Figure scripts
/---

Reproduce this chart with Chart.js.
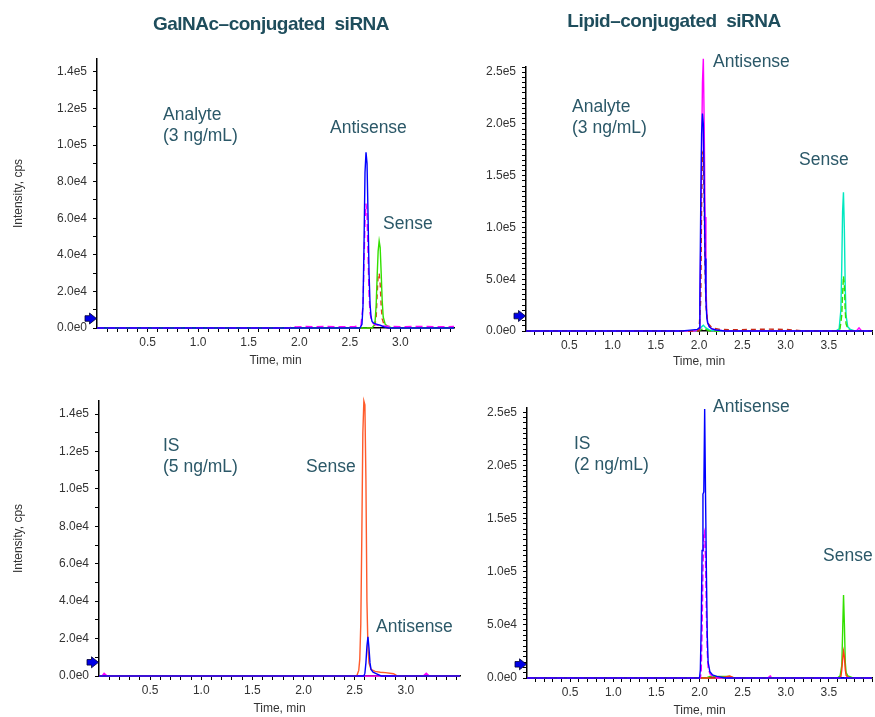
<!DOCTYPE html>
<html><head><meta charset="utf-8">
<script src="https://cdn.jsdelivr.net/npm/chart.js@4.4.1/dist/chart.umd.min.js"></script>
<style>
html,body{margin:0;padding:0;background:#fff;width:875px;height:717px;overflow:hidden;position:relative;}
canvas{position:absolute;left:0;top:0;}
.t{position:absolute;white-space:pre;font-family:Arial,"Liberation Sans",sans-serif;z-index:5;}
.title{font-weight:bold;font-size:19px;letter-spacing:-0.5px;color:#1E4D5C;text-align:center;width:400px;line-height:22px;}
.ann{font-size:17.5px;color:#2B5868;line-height:21px;}
</style></head><body>
<div class="t title" style="left:71px;top:13px;">GalNAc–conjugated  siRNA</div>
<div class="t title" style="left:474px;top:10px;">Lipid–conjugated  siRNA</div>

<div class="t ann" style="left:163px;top:104px;">Analyte
(3 ng/mL)</div>
<div class="t ann" style="left:330px;top:117px;">Antisense</div>
<div class="t ann" style="left:383px;top:213px;">Sense</div>

<div class="t ann" style="left:572px;top:96px;">Analyte
(3 ng/mL)</div>
<div class="t ann" style="left:713px;top:51px;">Antisense</div>
<div class="t ann" style="left:799px;top:149px;">Sense</div>

<div class="t ann" style="left:163px;top:435px;">IS
(5 ng/mL)</div>
<div class="t ann" style="left:306px;top:456px;">Sense</div>
<div class="t ann" style="left:376px;top:616px;">Antisense</div>

<div class="t ann" style="left:574px;top:433px;">IS
(2 ng/mL)</div>
<div class="t ann" style="left:713px;top:396px;">Antisense</div>
<div class="t ann" style="left:823px;top:545px;">Sense</div>

<script>
// ---------- tick labels ----------
const leftYMajor  = [0, 20000, 40000, 60000, 80000, 100000, 120000, 140000];
const rightYMajor = [0, 50000, 100000, 150000, 200000, 250000];
const leftXLabels  = [0.5, 1.0, 1.5, 2.0, 2.5, 3.0];
const rightXLabels = [0.5, 1.0, 1.5, 2.0, 2.5, 3.0, 3.5];

// ---------- Panel 1: GalNAc-conjugated siRNA, analyte (3 ng/mL) ----------
const galAnaBlueT = [0, 2.60, 2.62, 2.63, 2.64, 2.65, 2.66, 2.67, 2.68, 2.69, 2.70, 2.71, 2.72, 2.74, 2.77, 2.80, 2.84, 2.88, 3.53];
const galAnaBlueY = [0, 0, 2000, 12000, 45000, 85000, 96000, 90000, 62000, 30000, 13000, 6000, 3500, 2500, 2000, 1500, 600, 0, 0];
const galAnaMagT  = [0, 1.90, 1.93, 1.97, 2.05, 2.15, 2.25, 2.40, 2.55, 2.61, 2.63, 2.64, 2.65, 2.66, 2.67, 2.68, 2.69, 2.70, 2.72, 2.75, 2.80, 2.90, 3.05, 3.20, 3.35, 3.53];
const galAnaMagY  = [0, 0, 900, 600, 800, 700, 900, 700, 800, 1500, 12000, 35000, 58000, 68000, 62000, 40000, 18000, 8000, 3000, 1800, 1200, 900, 700, 900, 700, 800];
const galAnaGreenT = [0, 2.72, 2.74, 2.75, 2.76, 2.77, 2.78, 2.79, 2.80, 2.81, 2.82, 2.83, 2.85, 2.88, 2.92, 3.53];
const galAnaGreenY = [0, 0, 1500, 4000, 12000, 28000, 42000, 47500, 44000, 30000, 15000, 6000, 2000, 800, 0, 0];
const galAnaRedT  = [0, 2.74, 2.76, 2.77, 2.78, 2.79, 2.80, 2.81, 2.82, 2.84, 2.87, 3.53];
const galAnaRedY  = [0, 0, 5000, 18000, 29000, 30000, 24000, 12000, 5000, 1500, 0, 0];

// ---------- Panel 2: Lipid-conjugated siRNA, analyte (3 ng/mL) ----------
const lipAnaBlueT = [0, 1.80, 1.90, 1.98, 2.00, 2.01, 2.02, 2.03, 2.04, 2.05, 2.06, 2.07, 2.08, 2.09, 2.10, 2.12, 2.15, 2.20, 2.30, 4.0];
const lipAnaBlueY = [0, 0, 800, 1500, 3000, 30000, 120000, 190000, 210000, 200000, 140000, 70000, 30000, 13000, 8000, 4000, 2000, 1000, 0, 0];
const lipAnaMagT  = [0, 1.95, 2.00, 2.01, 2.02, 2.03, 2.04, 2.05, 2.06, 2.07, 2.08, 2.09, 2.10, 2.12, 2.15, 2.20, 2.30, 3.82, 3.85, 3.88, 4.0];
const lipAnaMagY  = [0, 0, 2000, 20000, 80000, 170000, 240000, 263000, 200000, 110000, 45000, 18000, 8000, 4000, 2000, 1000, 0, 0, 3000, 0, 0];
const lipAnaRedT  = [0, 2.00, 2.02, 2.03, 2.04, 2.05, 2.06, 2.07, 2.08, 2.10, 2.15, 2.25, 2.40, 2.60, 2.80, 3.00, 3.10, 3.20, 4.0];
const lipAnaRedY  = [0, 0, 30000, 120000, 172000, 170000, 120000, 60000, 25000, 8000, 3000, 1500, 1200, 1500, 1800, 1500, 1000, 0, 0];
const lipAnaCyanT = [0, 1.95, 2.00, 2.03, 2.05, 2.08, 2.12, 2.20, 3.58, 3.62, 3.64, 3.65, 3.66, 3.67, 3.68, 3.69, 3.70, 3.72, 3.75, 3.80, 4.0];
const lipAnaCyanY = [0, 0, 1000, 4000, 5500, 3000, 1000, 0, 0, 2000, 20000, 60000, 115000, 134000, 100000, 45000, 15000, 4000, 1500, 0, 0];
const lipAnaGreenT = [0, 1.98, 2.02, 2.05, 2.08, 2.12, 3.60, 3.63, 3.65, 3.66, 3.67, 3.68, 3.69, 3.70, 3.72, 3.75, 4.0];
const lipAnaGreenY = [0, 0, 1000, 2500, 1500, 0, 0, 2000, 15000, 35000, 53000, 45000, 20000, 7000, 2000, 0, 0];

// ---------- Panel 3: GalNAc-conjugated siRNA, IS (5 ng/mL) ----------
const galIsOrangeT = [0, 2.52, 2.54, 2.55, 2.56, 2.57, 2.58, 2.59, 2.60, 2.61, 2.62, 2.63, 2.64, 2.66, 2.70, 2.75, 2.80, 2.88, 2.92, 3.53];
const galIsOrangeY = [0, 0, 3000, 9000, 28000, 75000, 130000, 147000, 145000, 105000, 40000, 15000, 7000, 3500, 2500, 2000, 1800, 1200, 0, 0];
const galIsBlueT = [0, 2.59, 2.60, 2.61, 2.62, 2.63, 2.64, 2.65, 2.66, 2.68, 2.72, 2.76, 3.53];
const galIsBlueY = [0, 0, 1500, 7000, 16000, 21000, 15000, 7000, 3500, 2000, 1000, 0, 0];
const galIsMagT  = [0, 0.03, 0.05, 0.08, 3.17, 3.20, 3.23, 3.53];
const galIsMagY  = [0, 0, 1500, 0, 0, 1500, 0, 0];

// ---------- Panel 4: Lipid-conjugated siRNA, IS (2 ng/mL) ----------
const lipIsBlueT = [0, 2.00, 2.01, 2.02, 2.03, 2.04, 2.05, 2.06, 2.07, 2.08, 2.09, 2.10, 2.12, 2.15, 2.20, 2.30, 4.0];
const lipIsBlueY = [0, 0, 8000, 50000, 120000, 173000, 175000, 253000, 172000, 100000, 40000, 15000, 6000, 3000, 1500, 0, 0];
const lipIsMagT  = [0, 2.01, 2.02, 2.03, 2.04, 2.05, 2.06, 2.07, 2.08, 2.09, 2.10, 2.12, 2.15, 2.20, 2.79, 2.82, 2.85, 4.0];
const lipIsMagY  = [0, 0, 6000, 45000, 100000, 135000, 138000, 110000, 60000, 25000, 10000, 4000, 1500, 0, 0, 2000, 0, 0];
const lipIsGreenT = [0, 2.08, 2.12, 2.20, 2.30, 2.35, 2.40, 3.60, 3.63, 3.65, 3.66, 3.67, 3.68, 3.69, 3.70, 3.72, 3.75, 3.78, 4.0];
const lipIsGreenY = [0, 0, 1500, 1500, 1500, 1500, 0, 0, 2000, 12000, 45000, 78000, 50000, 15000, 5000, 2000, 1000, 0, 0];
const lipIsRedT  = [0, 2.20, 2.30, 2.35, 2.40, 3.62, 3.64, 3.65, 3.66, 3.67, 3.68, 3.69, 3.70, 3.72, 3.75, 4.0];
const lipIsRedY  = [0, 0, 1000, 2000, 0, 0, 1500, 8000, 18000, 25000, 20000, 8000, 2500, 800, 0, 0];

// ---------- helpers ----------
const FONT = 'Arial, "Liberation Sans", sans-serif';
const CW = 875, CH = 740;

function pts(T, Y) { return T.map((t, i) => ({x: t, y: Y[i]})); }
function trace(T, Y, color, dash) {
  return {data: pts(T, Y), borderColor: color, borderWidth: 1.4, borderDash: dash || [],
          pointRadius: 0, tension: 0, fill: false, clip: false};
}
function near(v, arr) { return arr.some(a => Math.abs(a - v) < 1e-6); }
function fmtY(v) { return v === 0 ? '0.0e0' : v.toExponential(1).replace('e+', 'e'); }
function stepTicks(start, step, max) {
  const out = [];
  for (let i = 0; ; i++) {
    const v = +(start + i * step).toFixed(6);
    if (v > max + 1e-9) break;
    out.push({value: v});
  }
  return out;
}
function arrowPlugin(offset) {
  return {
    id: 'arrowMarker',
    afterDraw(chart) {
      const {ctx, chartArea: a} = chart;
      const y = a.bottom - offset, x = a.left - 0.5;
      ctx.save();
      ctx.beginPath();
      ctx.moveTo(x, y);
      ctx.lineTo(x - 7, y - 5.5);
      ctx.lineTo(x - 7, y - 2.8);
      ctx.lineTo(x - 11.5, y - 2.8);
      ctx.lineTo(x - 11.5, y + 2.8);
      ctx.lineTo(x - 7, y + 2.8);
      ctx.lineTo(x - 7, y + 5.5);
      ctx.closePath();
      ctx.fillStyle = '#0000E6';
      ctx.fill();
      ctx.strokeStyle = '#000033';
      ctx.lineWidth = 0.8;
      ctx.stroke();
      ctx.restore();
    }
  };
}

function makePanel(cfg) {
  const canvas = document.createElement('canvas');
  canvas.width = CW; canvas.height = CH;
  canvas.style.width = CW + 'px'; canvas.style.height = CH + 'px';
  document.body.appendChild(canvas);
  const a = cfg.area;
  new Chart(canvas, {
    type: 'line',
    data: {datasets: cfg.datasets},
    options: {
      responsive: false, animation: false, events: [],
      layout: {padding: {left: a.left - cfg.yW, top: a.top, right: CW - a.right, bottom: CH - a.bottom - cfg.xH}},
      plugins: {legend: {display: false}, tooltip: {enabled: false}},
      scales: {
        x: {
          type: 'linear', min: 0, max: cfg.xMax,
          afterFit: s => { s.height = cfg.xH; },
          afterBuildTicks: s => { s.ticks = stepTicks(0.1, 0.1, cfg.xMax); },
          ticks: {autoSkip: false, maxRotation: 0, minRotation: 0, padding: 3,
                  callback: v => near(v, cfg.xLabels) ? v.toFixed(1) : '',
                  font: {size: 12, family: FONT}, color: '#333'},
          grid: {display: true, drawOnChartArea: false, drawTicks: true, tickLength: 4, tickColor: '#000', tickWidth: 1},
          border: {display: true, color: '#000', width: 1.5},
          title: {display: true, text: 'Time, min', font: {size: 12, family: FONT}, color: '#333', padding: 0}
        },
        y: {
          type: 'linear', min: 0, max: cfg.yMax,
          afterFit: s => { s.width = cfg.yW; },
          afterBuildTicks: s => { s.ticks = stepTicks(0, cfg.yMinor, cfg.yMax); },
          ticks: {autoSkip: false, padding: 6,
                  callback: v => near(v, cfg.yMajor) ? fmtY(v) : '',
                  font: {size: 12, family: FONT}, color: '#333'},
          grid: {display: true, drawOnChartArea: false, drawTicks: true, tickLength: 4, tickColor: '#000', tickWidth: 1},
          border: {display: true, color: '#000', width: 1.5},
          title: {display: cfg.yTitle, text: 'Intensity, cps', font: {size: 12, family: FONT}, color: '#333', padding: 0}
        }
      }
    },
    plugins: [arrowPlugin(cfg.arrowOffset)]
  });
}

// Panel 1
makePanel({
  area: {left: 97, top: 59, right: 454, bottom: 328}, yW: 86, xH: 40,
  xMax: 3.53, xLabels: leftXLabels, yMax: 147000, yMinor: 10000, yMajor: leftYMajor, yTitle: true, arrowOffset: 9.5,
  datasets: [
    trace(galAnaBlueT, galAnaBlueY, '#0000FF'),
    trace(galAnaMagT, galAnaMagY, '#FF00FF', [7, 4]),
    trace(galAnaGreenT, galAnaGreenY, '#33E000'),
    trace(galAnaRedT, galAnaRedY, '#E0401A', [5, 4])
  ]
});
// Panel 2
makePanel({
  area: {left: 526, top: 67, right: 872, bottom: 331}, yW: 60, xH: 38,
  xMax: 4.0, xLabels: rightXLabels, yMax: 255000, yMinor: 5000, yMajor: rightYMajor, yTitle: false, arrowOffset: 15,
  datasets: [
    trace(lipAnaBlueT, lipAnaBlueY, '#0000FF'),
    trace(lipAnaRedT, lipAnaRedY, '#C8281A', [5, 4]),
    trace(lipAnaMagT, lipAnaMagY, '#FF00FF'),
    trace(lipAnaGreenT, lipAnaGreenY, '#33E000', [6, 3]),
    trace(lipAnaCyanT, lipAnaCyanY, '#00E8C0')
  ]
});
// Panel 3
makePanel({
  area: {left: 99, top: 401, right: 460, bottom: 676}, yW: 88, xH: 40,
  xMax: 3.53, xLabels: leftXLabels, yMax: 147000, yMinor: 10000, yMajor: leftYMajor, yTitle: true, arrowOffset: 13.7,
  datasets: [
    trace(galIsBlueT, galIsBlueY, '#0000FF'),
    trace(galIsOrangeT, galIsOrangeY, '#FF5A2A'),
    trace(galIsMagT, galIsMagY, '#FF00FF')
  ]
});
// Panel 4
makePanel({
  area: {left: 527, top: 408, right: 872, bottom: 678}, yW: 60, xH: 40,
  xMax: 4.0, xLabels: rightXLabels, yMax: 254000, yMinor: 5000, yMajor: rightYMajor, yTitle: false, arrowOffset: 13.7,
  datasets: [
    trace(lipIsBlueT, lipIsBlueY, '#0000FF'),
    trace(lipIsMagT, lipIsMagY, '#FF00FF', [7, 3]),
    trace(lipIsRedT, lipIsRedY, '#FF3A10'),
    trace(lipIsGreenT, lipIsGreenY, '#33E000')
  ]
});
</script>
</body></html>
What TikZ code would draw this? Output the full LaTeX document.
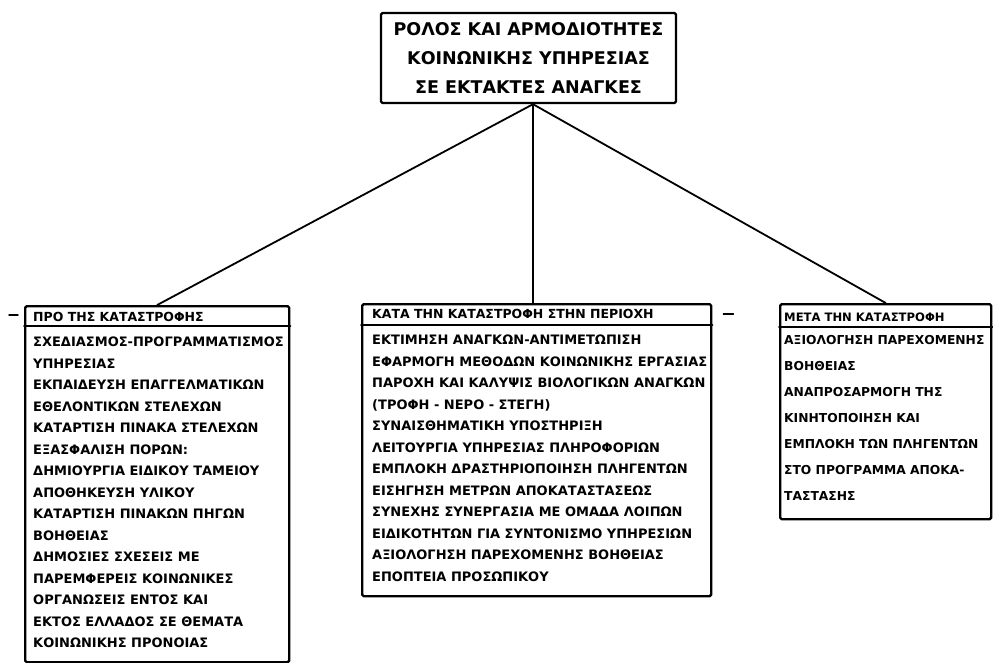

\---

Requirement → Which lines of the data include "document"? Copy each of them.

Answer →
  const canvas = document.createElement('canvas');
  document.body.appendChild(canvas);
What TikZ code would draw this? Output the full LaTeX document.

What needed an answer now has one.